In this issue, Barbara Kay, weekly columnist for the National Post newspaper, argues that, “It is an infallible rule of human nature that appetites ungoverned by moral boundaries will feed on themselves and metastasize uncontrollably”. The result may very well be, among other things, the pervasiveness of pornography and the hook-up culture on university and college campuses that we hear so much about lately and that is reflected in the popular culture of today.

This theme is explored further in the book review of “The End of Men” by Kathryn Marshall, who points out how Rosin’s book argues that women have a newfound power and control in their sexual lives where they are free to date and “hook up” without the pressure of being nailed down to the institution of marriage or a relationship even.

The same feminist movements of the 1960s that Marshall’s book review explores, which pushed women out of the home and into the workplace, which has contributed in part to the breakdown in teenager morality as Barbara Kay would no doubt argue, is being institutionalized in law.

Lawyer Derek James From explores a recent seminal court decision that is lock step in line with the prevailing attitude that family and child rearing are responsibilities of society and not those of families themselves. Now, women (and men) have a right to a job that fit the time constraints of their personal family lives, while employers and co-workers are expected to shoulder some of the burden of what was previously seen to be the responsibility of individual families themselves. In short, From explores why it shouldn’t take a community to raise your kid and why the government won’t do anything about it.

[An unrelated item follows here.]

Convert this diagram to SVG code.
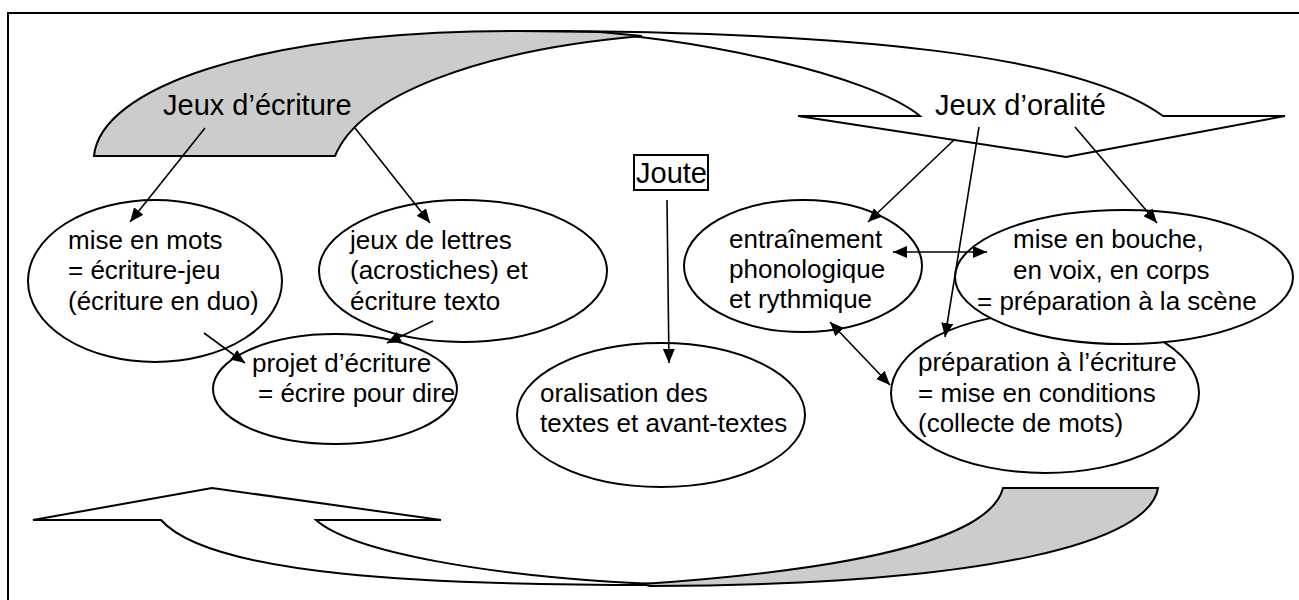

All the while, the crumbling institution of marriage, subject to ever declining enrolment, was opened up to homosexual men and women in Canada and most recently in New Zealand. Many argue, including Simon Fraser University professor Doug Allen in this issue, that same sex marriage has changed the legal and social meaning of marriage in ways never anticipated. The results for Allen demonstrate that the children of same sex marriages are not doing as well in terms of education as children of opposite sex married parents. It may very well be time to revisit the “one size fits all” notion of marriage and allow marriages of the same sex variety to evolve on their own terms.

In this issue of C2C journal, all of these issues and others, are on the table. Even for the most liberal of readers, it promises to make you question whether in fact the kids are alright?